Michel Ciment, Une vie de cinéma

Dans le même temps, en France, Sautet et Pialat sont les héritiers de grands maitres comme Renoir ou Becker. Très tôt, Ciment fait l’éloge de Stéphane Brizé. Il cite un propos d’Éric Holder, mort récemment, dont Mademoiselle Chambon avait été adapté par le cinéaste : « Chez Brizé, quand les larmes coulent, elles coulent souvent à contre-jour. »

Les rencontres qu’on trouvera dans le livre sont d’un intérêt inégal. Celles avec Gainsbourg, par exemple, ne s’imposent pas vraiment. Vargas-Llosa et Imre Kertész sont certes Prix Nobel mais on n’est pas impressionné par ce qu’ils disent. Je nuancerai pour Pinter, qui a adapté L’ami retrouvé pour Jerry Schatzberg, et qui fut surtout le dialoguiste de The Servant et du Messager. On s’arrêtera, en revanche, sur l’entretien avec Jeanne Moreau qui revendique sa « liberté totale ». Elle raconte des moments de tournage avec Antonioni, glacial, laconique et la difficulté dans laquelle elle s’est trouvée, ainsi que Mastroianni, pour La nuit. Elle devait tourner Rocco et ses frères, avec Visconti, et avait choisi l’auteur de L’avventura. Difficile de savoir ce que cela aurait donné. Retenons de l’actrice qui a tant aimé être mise en scène par Klaus Michael Gruber et Patrice Chéreau ce qu’elle dit de sa méthode : pour construire un rôle, elle « fait sa valise » : elle se fabrique une biographie du personnage. Retenons aussi ses regrets sur La mariée était en noir, un film qu’on se figure très abouti ; les acteurs, parmi lesquels Lonsdale, Bouquet et Denner, n’étaient présents qu’une semaine chacun sur le film.
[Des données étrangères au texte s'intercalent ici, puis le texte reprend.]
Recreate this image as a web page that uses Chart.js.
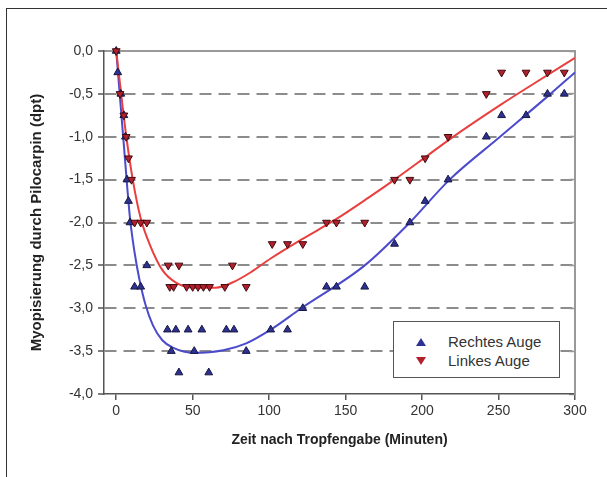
<!DOCTYPE html>
<html>
<head>
<meta charset="utf-8">
<script src="https://cdn.jsdelivr.net/npm/chart.js@4"></script>
<style>
  body { margin: 0; background: #fff; font-family: "Liberation Sans", Arial, sans-serif; }
  #wrap { position: relative; width: 607px; height: 477px; overflow: hidden; }
  #frame { position: absolute; left: 6px; top: 8px; width: 700px; height: 600px;
           border-top: 1.5px solid #333; border-left: 1.5px solid #333; }
  #legend { position: absolute; left: 393px; top: 321px; width: 165px; height: 55px;
            border: 1.5px solid #555; background: #fff; }
  .row { position: absolute; left: 0; height: 18px; font-size: 15px; color: #333; }
  .row span.txt { position: absolute; left: 54px; top: 0; white-space: nowrap; line-height: 18px; }
  .tri { position: absolute; left: 22px; top: 5px; width: 0; height: 0;
         border-left: 5px solid transparent; border-right: 5px solid transparent; }
</style>
</head>
<body>
<div id="wrap">
  <canvas id="myChart" width="607" height="477"></canvas>
  <div id="frame"></div>
  <div id="legend"></div>
</div>
<script>
// Rechtes Auge (markers)
const zeitRechts = [0, 1, 3, 5, 6, 7, 8, 9, 12, 16, 20, 33.5, 36, 39, 41, 47, 51, 56, 60.5, 72, 77, 85,
  101, 112, 122, 137.5, 144, 162.5, 182, 192, 202, 217, 242, 252, 268, 282, 293];
const rechtesAuge = [0, -0.25, -0.5, -0.75, -1.0, -1.5, -1.75, -2.0, -2.75, -2.75, -2.5, -3.25, -3.5, -3.25, -3.75, -3.25, -3.5, -3.25, -3.75, -3.25, -3.25, -3.5,
  -3.25, -3.25, -3.0, -2.75, -2.75, -2.75, -2.25, -2.0, -1.75, -1.5, -1.0, -0.75, -0.75, -0.5, -0.5];

// Linkes Auge (markers)
const zeitLinks = [0, 2.5, 5, 6.5, 8, 10, 12, 16, 20, 34, 35, 37.5, 41, 46, 50, 53.5, 57, 61, 71, 76, 85,
  102, 112, 122, 137.5, 144, 162.5, 182, 192, 202, 217, 242, 252, 268, 282, 293];
const linkesAuge = [0, -0.5, -0.75, -1.0, -1.25, -1.5, -2.0, -2.0, -2.0, -2.5, -2.75, -2.75, -2.5, -2.75, -2.75, -2.75, -2.75, -2.75, -2.75, -2.5, -2.75,
  -2.25, -2.25, -2.25, -2.0, -2.0, -2.0, -1.5, -1.5, -1.25, -1.0, -0.5, -0.25, -0.25, -0.25, -0.25];

// fitted curves
const kurveRechtsX = [0, 5, 9, 12, 15, 19, 24, 30, 37, 51, 70, 85, 101, 121, 162.5, 192, 218, 251, 284, 300];
const kurveRechtsY = [0, -1.1, -1.95, -2.35, -2.65, -2.95, -3.2, -3.37, -3.46, -3.52, -3.49, -3.41, -3.25, -3.0, -2.5, -2.0, -1.5, -1.0, -0.5, -0.25];
const kurveLinksX = [0, 6.6, 11, 16, 22, 30, 39, 52, 65, 76, 88, 101, 121, 143, 165, 182, 202, 218, 252, 274, 300];
const kurveLinksY = [0, -1.0, -1.52, -1.95, -2.26, -2.55, -2.7, -2.76, -2.76, -2.7, -2.58, -2.42, -2.2, -1.97, -1.71, -1.5, -1.24, -1.03, -0.62, -0.37, -0.08];

const yTicks = [0, -0.5, -1, -1.5, -2, -2.5, -3, -3.5, -4];
const yTickLabels = ['0,0', '-0,5', '-1,0', '-1,5', '-2,0', '-2,5', '-3,0', '-3,5', '-4,0'];

const labels = ['Rechtes Auge', 'Linkes Auge'];
const markerColors = ['#2e3192', '#b3202d'];
const markerBorders = ['#15173f', '#3d0a0f'];
const lineColors = ['#4b4bcc', '#e8403f'];

const pts = (xs, ys) => xs.map((x, i) => ({ x: x, y: ys[i] }));

const ctx = document.getElementById('myChart');

new Chart(ctx, {
  type: 'scatter',
  data: {
    datasets: [
      {
        label: labels[1],
        data: pts(zeitLinks, linkesAuge),
        pointStyle: 'triangle',
        rotation: 180,
        radius: 4.5,
        backgroundColor: markerColors[1],
        borderColor: markerBorders[1],
        borderWidth: 1,
        clip: false,
        xAxisID: 'x', yAxisID: 'y'
      },
      {
        label: labels[0],
        data: pts(zeitRechts, rechtesAuge),
        pointStyle: 'triangle',
        radius: 4.5,
        backgroundColor: markerColors[0],
        borderColor: markerBorders[0],
        borderWidth: 1,
        clip: false,
        xAxisID: 'x', yAxisID: 'y'
      },
      {
        label: 'fit links',
        data: pts(kurveLinksX, kurveLinksY),
        showLine: true,
        pointRadius: 0,
        borderColor: lineColors[1],
        borderWidth: 2,
        cubicInterpolationMode: 'monotone',
        xAxisID: 'x', yAxisID: 'y'
      },
      {
        label: 'fit rechts',
        data: pts(kurveRechtsX, kurveRechtsY),
        showLine: true,
        pointRadius: 0,
        borderColor: lineColors[0],
        borderWidth: 2,
        cubicInterpolationMode: 'monotone',
        xAxisID: 'x', yAxisID: 'y'
      }
    ]
  },
  options: {
    responsive: false,
    animation: false,
    devicePixelRatio: 1,
    layout: { padding: { left: 20, right: 32, top: 51, bottom: 23 } },
    plugins: { legend: { display: false }, tooltip: { enabled: false } },
    scales: {
      x: {
        type: 'linear', position: 'bottom',
        min: -8, max: 300,
        ticks: { stepSize: 50, includeBounds: false, color: '#333', font: { size: 14 }, padding: 3 },
        grid: { drawOnChartArea: false, tickLength: 6, color: '#555', lineWidth: 1.5 },
        border: { color: '#555', width: 1.5 },
        title: { display: true, text: 'Zeit nach Tropfengabe (Minuten)', color: '#222',
                 font: { size: 14, weight: 'bold' }, padding: { top: 4, bottom: 5 } },
        afterFit: s => { s.height = 60; }
      },
      x2: {
        type: 'linear', position: 'top', min: -8, max: 300,
        ticks: { display: false },
        grid: { drawOnChartArea: false, drawTicks: false },
        border: { color: '#999', width: 2 },
        afterFit: s => { s.height = 0; }
      },
      y: {
        type: 'linear', position: 'left',
        min: -4, max: 0,
        ticks: {
          stepSize: 0.5, color: '#333', font: { size: 14 }, padding: 5,
          callback: v => yTickLabels[yTicks.findIndex(t => Math.abs(t - v) < 1e-6)]
        },
        grid: {
          color: c => (c.tick && (c.tick.value === 0 || c.tick.value === -4)) ? 'rgba(0,0,0,0)' : '#8c8c8c',
          lineWidth: 2, tickLength: 6, tickColor: '#555', tickWidth: 1.5
        },
        border: { color: '#555', width: 1.5, dash: [12, 7] },
        title: { display: true, text: 'Myopisierung durch Pilocarpin (dpt)', color: '#222',
                 font: { size: 15, weight: 'bold' }, padding: { top: 8 } },
        afterFit: s => { s.width = 84; }
      },
      y2: {
        type: 'linear', position: 'right', min: -4, max: 0,
        ticks: { display: false, stepSize: 0.5 },
        grid: { drawOnChartArea: false, drawTicks: true, tickLength: -6, tickColor: '#999', tickWidth: 1.5 },
        border: { color: '#999', width: 2 },
        afterFit: s => { s.width = 0; }
      }
    }
  }
});

// legend box
const legend = document.getElementById('legend');
[0, 1].forEach(i => {
  const row = document.createElement('div');
  row.className = 'row';
  row.style.top = (11 + i * 19) + 'px';
  row.style.width = '160px';
  const tri = document.createElement('div');
  tri.className = 'tri';
  if (i === 0) tri.style.borderBottom = '8px solid ' + markerColors[0];
  else tri.style.borderTop = '8px solid ' + markerColors[1];
  const txt = document.createElement('span');
  txt.className = 'txt';
  txt.textContent = labels[i];
  row.appendChild(tri);
  row.appendChild(txt);
  legend.appendChild(row);
});
</script>
</body>
</html>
Elle n’a jamais eu le sentiment d’être dans une équipe.

On s’amusera beaucoup à lire l’entretien avec Trintignant, qui évoque pêle-mêle Corbucci, le rigolard auteur du Grand silence (western repris par Tarantino), et Robbe-Grillet. On pourrait citer les articles sur Mike Leigh, Stephen Frears, John Boorman, ne serait-ce que pour la boutade de Truffaut qui voyait une opposition entre cinéma et anglais. Terminons avec l’un de nos cinéastes de chevet, que Shaftesbury annonçait dans une formule : « La vie est une tragédie pour l’homme qui sent et une comédie pour celui qui pense. » Ce cinéaste qui nous fait rire à en pleurer, qui aimerait connaître l’autre point de vue dans le film chargé de pathos tiré du Journal d’Anne Frank, ce juif viennois qui dut quitter Berlin nazifiée, c’est Billy Wilder dans l’œuvre de laquelle « circulent toujours une anxiété diffuse, un malaise sournois ». En somme, il est notre meilleur contemporain, bien plus proche de nous que bien des réalisateurs de nanars remplissant les salles, mais qu’on oubliera dans une semaine.